What messages are sent in this two minute interaction? That not upsetting the Board is more important than what is happening to Maggie; that in fact what Maggie is feeling and saying is unacceptable and shameful and should be hidden; and that the job of staff is to get Maggie to quiet down and stop bothering people. Those two minutes can undermine months of training.

Administration should look for every opportunity to praise staff members for their patience and kindness. They should express their sadness about what the children are going through, and acknowledge how real and important the stressors on these children are. A response of compassion to both the child’s and the staff’s experience in an incident will have a very powerful effect in reinforcing the staff’s flexibility with the child.

This example also points out that it is important to share the principles of trauma informed care with the Board of Directors. They need to know why the agency is making this change, and how it will affect agency functioning. Both possible positive and possible negative ramifications must be shared with the Board. If possible, Board members can be invited to attended some portion of the trauma training, or even participate in the over site committee.

Staff members want to do a good job. They want to be seen as competent and successful. If administration makes them feel bad about the children’s emotional outbursts, they will try to stop these outbursts. It administration helps them feel proud of their kindness and flexibility with the children, these behaviors will increase.

Fundraising is a key function of the CEO of any agency. Implementing trauma informed care can help with fund raising. The agency can become a leader in a cutting age treatment modality. Developing sophisticated treatment skills will help the agency survive current economic stressors. Emphasizing the trauma histories of the clients served helps donors understand why they need assistance. Also, using research such as the ACES study will demonstrate the economic benefit of helping people heal from trauma.

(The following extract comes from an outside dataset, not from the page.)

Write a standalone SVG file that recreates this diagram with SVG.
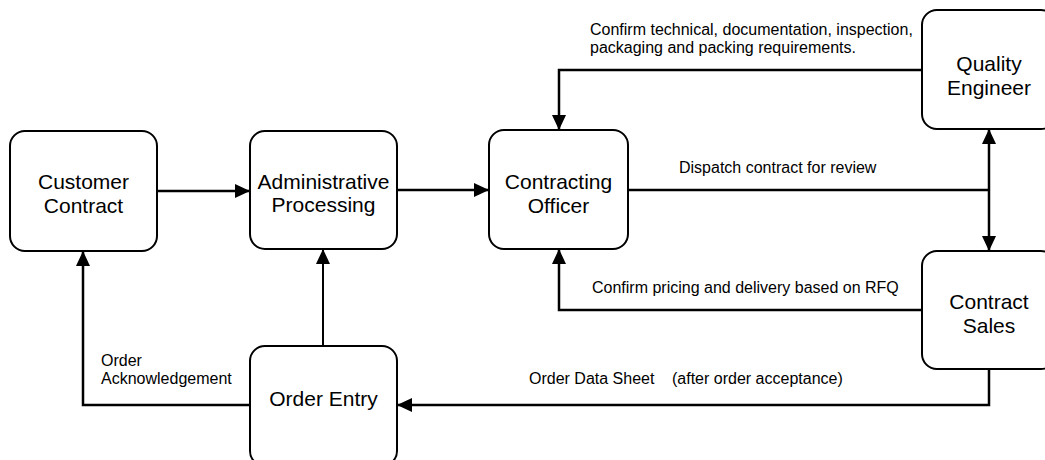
<svg xmlns="http://www.w3.org/2000/svg" width="1045" height="460" viewBox="0 0 1045 460">
<style>
.box{fill:#fff;stroke:#000;stroke-width:2}
.nt{font-family:"Liberation Sans",Arial,sans-serif;font-size:21px;fill:#000;text-anchor:middle}
.lt{font-family:"Liberation Sans",Arial,sans-serif;font-size:16px;fill:#000}
.c{fill:none;stroke:#000;stroke-width:2.5}
</style>
<defs>
<marker id="ah" markerUnits="userSpaceOnUse" markerWidth="16" markerHeight="15" refX="15" refY="7" orient="auto">
<path d="M0,0 L15,7 L0,14 Z" fill="#000"/>
</marker>
<marker id="as" markerUnits="userSpaceOnUse" markerWidth="16" markerHeight="15" refX="0" refY="7" orient="auto">
<path d="M15,0 L0,7 L15,14 Z" fill="#000"/>
</marker>
</defs>
<g id="connectors">
<line class="c" x1="157" y1="191" x2="250" y2="191" marker-end="url(#ah)"/>
<line class="c" x1="397" y1="190" x2="489" y2="190" marker-end="url(#ah)"/>
<polyline class="c" points="922,70 559,70 559,130" marker-end="url(#ah)"/>
<line class="c" x1="628" y1="190" x2="989" y2="190"/>
<line class="c" x1="989" y1="129" x2="989" y2="251" marker-start="url(#as)" marker-end="url(#ah)"/>
<polyline class="c" points="922,310 559,310 559,249" marker-end="url(#ah)"/>
<polyline class="c" points="989,369 989,405 397,405" marker-end="url(#ah)"/>
<polyline class="c" points="250,405 83,405 83,251" marker-end="url(#ah)"/>
<line class="c" style="stroke-width:2" x1="323" y1="346" x2="323" y2="249" marker-end="url(#ah)"/>
<text class="lt" x="590" y="35">Confirm technical, documentation, inspection,</text>
<text class="lt" x="590" y="53">packaging and packing requirements.</text>
<text class="lt" x="679" y="173">Dispatch contract for review</text>
<text class="lt" x="592" y="293">Confirm pricing and delivery based on RFQ</text>
<text class="lt" x="529" y="384">Order Data Sheet<tspan x="672">(after order acceptance)</tspan></text>
<text class="lt" x="101" y="366">Order</text>
<text class="lt" x="101" y="384">Acknowledgement</text>
</g>
<g id="customer-contract">
<rect class="box" x="10" y="131" width="147" height="120" rx="15"/>
<text class="nt" x="83.5" y="189">Customer</text>
<text class="nt" x="83.5" y="213">Contract</text>
</g>
<g id="administrative-processing">
<rect class="box" x="250" y="131" width="147" height="118" rx="15"/>
<text class="nt" x="323.5" y="189">Administrative</text>
<text class="nt" x="323.5" y="212">Processing</text>
</g>
<g id="contracting-officer">
<rect class="box" x="489" y="130" width="139" height="119" rx="15"/>
<text class="nt" x="558.5" y="189">Contracting</text>
<text class="nt" x="558.5" y="213">Officer</text>
</g>
<g id="quality-engineer">
<rect class="box" x="922" y="10" width="134" height="119" rx="15"/>
<text class="nt" x="989" y="71">Quality</text>
<text class="nt" x="989" y="95">Engineer</text>
</g>
<g id="contract-sales">
<rect class="box" x="922" y="251" width="134" height="118" rx="15"/>
<text class="nt" x="989" y="309">Contract</text>
<text class="nt" x="989" y="333">Sales</text>
</g>
<g id="order-entry">
<rect class="box" x="250" y="346" width="147" height="120" rx="15"/>
<text class="nt" x="323.5" y="406">Order Entry</text>
</g>
</svg>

Administrative leaders can further set the tone for trauma informed care by celebrating both staff and client achievements. Their concern, kindness and compassion towards issues affecting both staff and clients model the response needed from staff. Their heartfelt joy when a client wins and award or a staff member gets their professional license reminds everyone of the purpose of this difficult work.

A transformation to trauma informed care is not possible without this strong administrative support.